Upon Public Offering, Coinbase Misled Shareholders on Need for ‘Sizeable Cash Injection,’ Class Action Alleges
Ramsey v. Coinbase Global, Inc. et al.
Filed: July 22, 2021 ◆§ 3:21-cv-05634
A stock-price drop is the subject of a class action wherein an investor alleges Coinbase and its leadership did not have the capital or certain operational capabilities they claimed to possess in the run-up to the company going public.
A May 2021 stock-price drop is the subject of a proposed class action wherein an investor alleges cryptocurrency exchange Coinbase and its leadership did not have the capital or certain operational capabilities it claimed to possess in the run-up to a resale of nearly 115 million Class A shares as the company went public.
The 25-page securities complaint says that Coinbase, only a month after representing in April 2020 that it had cash and cash equivalents of $1.1 billion and after positioning itself as a state-of-the-art platform equipped for the global exchange of crypto assets, conceded that it needed to raise capital while revealing “performance issues that prevented users’ ability to trade cryptocurrencies.” Upon this news, Coinbase’s share price fell nearly 10 percent over two consecutive trading sessions, injuring investors financially, the lawsuit says.
“By the commencement of this action, Coinbase stock traded as low as $208.00 per share, a significant decline from its April 14, 2021 opening price of $381.00 per share,” the lawsuit, filed July 22 in California, reads.
Central to the lawsuit is Coinbase’s resale of up to 114,850,769 shares of Class A common stock as the company went public on April 14. Coinbase, whose platform “powers the cryptoeconomy” and boasts roughly 43 million retail users, relayed in its April 14 prospectus on Form 424B4 with the SEC that the resale of its stock was “not underwritten by any investment bank,” and that registered stockholders would purportedly elect whether to sell their shares, the case says. Any sales, per the suit, would be represented on the Nasdaq, and Coinbase would purportedly not receive any proceeds from share sales of Class A common stock by registered shareholders, the complaint reads.
Summarizing, the lawsuit says Coinbase’s operations, including its liquidity and capital resources, would thus “continue to be financed with cash flow from operating activities and new proceeds from the sale of convertible preferred stock.” As of December 31, 2020, Coinbase had on hand cash and cash equivalents of $1.1 billion, the complaint says.
A month later, however, Coinbase’s “high-flying promise … came to a screaming halt” as the company, according to the lawsuit, conceded that it did, in fact, need to raise money, and revealed “performance issues” that stood in the way of users’ ability to trade cryptocurrencies. On May 17, Coinbase announced its plan to raise about $1.25 billion via a convertible bond sale before revealing two days later that technical issues, including “network congestion,” were affecting some who sought to get their money out, the complaint says.

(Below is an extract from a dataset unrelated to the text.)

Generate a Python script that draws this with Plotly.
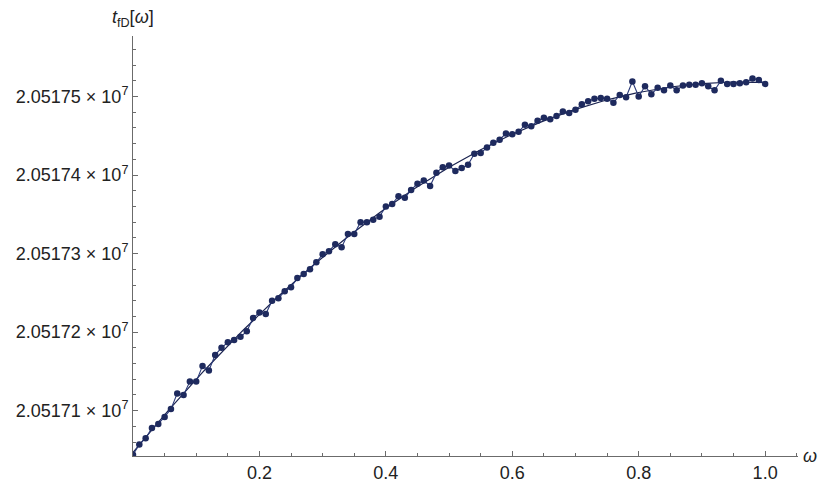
import numpy as np
import plotly.graph_objects as go

# omega values (x)
omega = [0.00, 0.01, 0.02, 0.03, 0.04, 0.05, 0.06, 0.07, 0.08, 0.09,
         0.10, 0.11, 0.12, 0.13, 0.14, 0.15, 0.16, 0.17, 0.18, 0.19,
         0.20, 0.21, 0.22, 0.23, 0.24, 0.25, 0.26, 0.27, 0.28, 0.29,
         0.30, 0.31, 0.32, 0.33, 0.34, 0.35, 0.36, 0.37, 0.38, 0.39,
         0.40, 0.41, 0.42, 0.43, 0.44, 0.45, 0.46, 0.47, 0.48, 0.49,
         0.50, 0.51, 0.52, 0.53, 0.54, 0.55, 0.56, 0.57, 0.58, 0.59,
         0.60, 0.61, 0.62, 0.63, 0.64, 0.65, 0.66, 0.67, 0.68, 0.69,
         0.70, 0.71, 0.72, 0.73, 0.74, 0.75, 0.76, 0.77, 0.78, 0.79,
         0.80, 0.81, 0.82, 0.83, 0.84, 0.85, 0.86, 0.87, 0.88, 0.89,
         0.90, 0.91, 0.92, 0.93, 0.94, 0.95, 0.96, 0.97, 0.98, 0.99,
         1.00]

# t_fD[omega] values
t_fD = [20517044, 20517057, 20517065, 20517078, 20517083, 20517092, 20517102, 20517122, 20517120, 20517137,
        20517137, 20517157, 20517151, 20517171, 20517180, 20517187, 20517190, 20517194, 20517201, 20517218,
        20517225, 20517223, 20517240, 20517243, 20517252, 20517257, 20517269, 20517274, 20517280, 20517289,
        20517299, 20517303, 20517312, 20517308, 20517325, 20517325, 20517340, 20517340, 20517343, 20517347,
        20517360, 20517363, 20517373, 20517371, 20517381, 20517389, 20517393, 20517386, 20517403, 20517410,
        20517412, 20517405, 20517409, 20517413, 20517427, 20517428, 20517435, 20517441, 20517445, 20517453,
        20517452, 20517455, 20517464, 20517462, 20517469, 20517473, 20517471, 20517475, 20517481, 20517479,
        20517483, 20517490, 20517494, 20517497, 20517498, 20517497, 20517492, 20517502, 20517499, 20517519,
        20517500, 20517513, 20517503, 20517511, 20517508, 20517514, 20517508, 20517514, 20517515, 20517515,
        20517517, 20517513, 20517508, 20517520, 20517516, 20517516, 20517517, 20517518, 20517523, 20517521,
        20517516]

y_tickvals = [20517100, 20517200, 20517300, 20517400, 20517500]
y_ticktext = ["2.05171 \u00d7 10<sup>7</sup>", "2.05172 \u00d7 10<sup>7</sup>",
              "2.05173 \u00d7 10<sup>7</sup>", "2.05174 \u00d7 10<sup>7</sup>",
              "2.05175 \u00d7 10<sup>7</sup>"]
x_tickvals = [0.2, 0.4, 0.6, 0.8, 1.0]
x_ticktext = ["0.2", "0.4", "0.6", "0.8", "1.0"]

# quadratic least-squares fit of the data (the smooth curve in the plot)
base = 20517000
xa = np.array(omega)
ya = np.array(t_fD, dtype=float) - base
coef = np.polyfit(xa, ya, 2)
xf = np.linspace(0, 1, 201)
yf = np.polyval(coef, xf) + base

fig = go.Figure()
fig.add_trace(go.Scatter(x=xf, y=yf, mode="lines",
                         line=dict(color="#1a2350", width=1.2),
                         hoverinfo="skip", showlegend=False))
fig.add_trace(go.Scatter(x=omega, y=t_fD, mode="lines+markers",
                         line=dict(color="#2c3b7a", width=1.1),
                         marker=dict(color="#1e2a5e", size=6.5),
                         showlegend=False))

font_family = "Liberation Sans, Arial, sans-serif"
y_lo, y_hi = 20517042.3, 20517577.0
fs = 18

fig.update_layout(
    width=819, height=485,
    margin=dict(l=133, r=21, t=36, b=29, autoexpand=False),
    paper_bgcolor="white", plot_bgcolor="white",
    font=dict(family=font_family, size=fs, color="#222222"),
    xaxis=dict(range=[0, 1.052], showgrid=False, zeroline=False, automargin=False,
               showline=True, linecolor="#6b6b6b", linewidth=1,
               ticks="inside", ticklen=5, tickcolor="#6b6b6b",
               tickmode="array", tickvals=x_tickvals, ticktext=x_ticktext,
               minor=dict(tickmode="linear", tick0=0, dtick=0.05,
                          ticks="inside", ticklen=3, tickcolor="#6b6b6b")),
    yaxis=dict(range=[y_lo, y_hi], showgrid=False, zeroline=False, automargin=False,
               showline=True, linecolor="#6b6b6b", linewidth=1,
               ticks="inside", ticklen=5, tickcolor="#6b6b6b",
               tickmode="array", tickvals=y_tickvals, ticktext=y_ticktext,
               minor=dict(tickmode="linear", tick0=20517000, dtick=20,
                          ticks="inside", ticklen=3, tickcolor="#6b6b6b")),
    annotations=[
        dict(text="<i>t</i><sub>fD</sub>[<i>\u03c9</i>]", xref="x", yref="paper",
             x=0, y=1, xanchor="center", yanchor="bottom", yshift=4,
             showarrow=False, font=dict(size=fs, family=font_family, color="#222222")),
        dict(text="<i>\u03c9</i>", xref="paper", yref="y",
             x=1, y=y_lo, xanchor="left", yanchor="middle", xshift=3,
             showarrow=False, font=dict(size=fs, family=font_family, color="#222222")),
    ],
)

fig.write_html("out.html",
               config={"displayModeBar": False},
               post_script="document.body.style.margin='0';document.body.style.overflow='hidden';")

Overall, Coinbase’s IPO materials were “false and misleading” in that the company failed to state at the time of its emergence as a public company that it required a sizeable cash injection and that its platform was susceptible to service-level disruptions “increasingly likely to occur” as operations were scaled to a larger user base.
“At the time of the Offering, Coinbase knew of, or in the exercise of reasonable care should have known, that it had insufficient cash and, further, that the continued growth of the Coinbase platform exposed it to service-level technical issues that disrupted user’s [sic] ability to sell or buy cryptocurrencies during particularly volatile times and, as a result, the Company’s ability to generate revenue through transaction fees,” the lawsuit says.
The case looks to represent all persons and entities who bought or otherwise acquired Coinbase common stock pursuant and/or traceable to its April 14, 2021 offering materials.